Think of it as the modern equivalent of traditional literacy: you need it to fully participate in school, work, and civic life.

Teaching Digital Citizenship

Digital citizenship refers to the norms of appropriate, responsible, and ethical technology use. Teachers play a central role in modeling and teaching these norms.

  • Schools should develop clear acceptable use policies (AUPs) and integrate digital citizenship into the curriculum, not treat it as a one-off lesson.
  • Topics to address include online safety, privacy, cyberbullying, managing your digital footprint, and respecting intellectual property rights.
  • The goal is to help students become thoughtful, ethical participants in digital spaces.

Evaluating Online Information and Sources

Students encounter enormous amounts of information online, and not all of it is reliable.
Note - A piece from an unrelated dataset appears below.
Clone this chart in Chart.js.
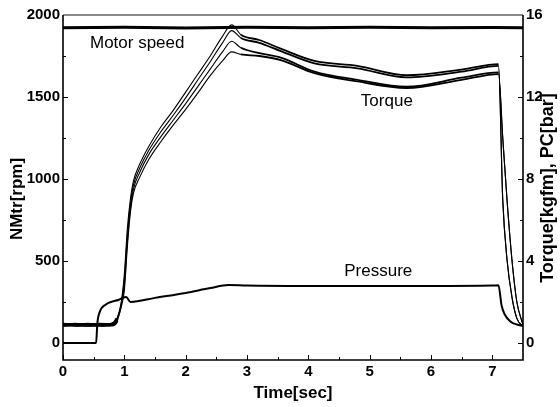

Teaching them to evaluate sources is a core digital literacy skill.

  • Teach students to check author credentials, look at publication dates, and cross-reference claims with other reputable sources.
  • Introduce frameworks for evaluating sources. For example, the CRAAP test asks students to consider Currency, Relevance, Authority, Accuracy, and Purpose.
  • Build media literacy by having students analyze who created a piece of content, for what audience, and with what potential biases.

Professional Development and Support for Educators

Teachers can't integrate technology effectively without sustained support.

  • Schools should provide ongoing professional development that builds both digital literacy skills and knowledge of emerging tools.
  • Training works best when it's tied to pedagogical practice, showing teachers not just how a tool works but when and why to use it in instruction.
  • Building a community of practice where educators share strategies, troubleshoot together, and learn from each other's successes makes professional growth sustainable over time.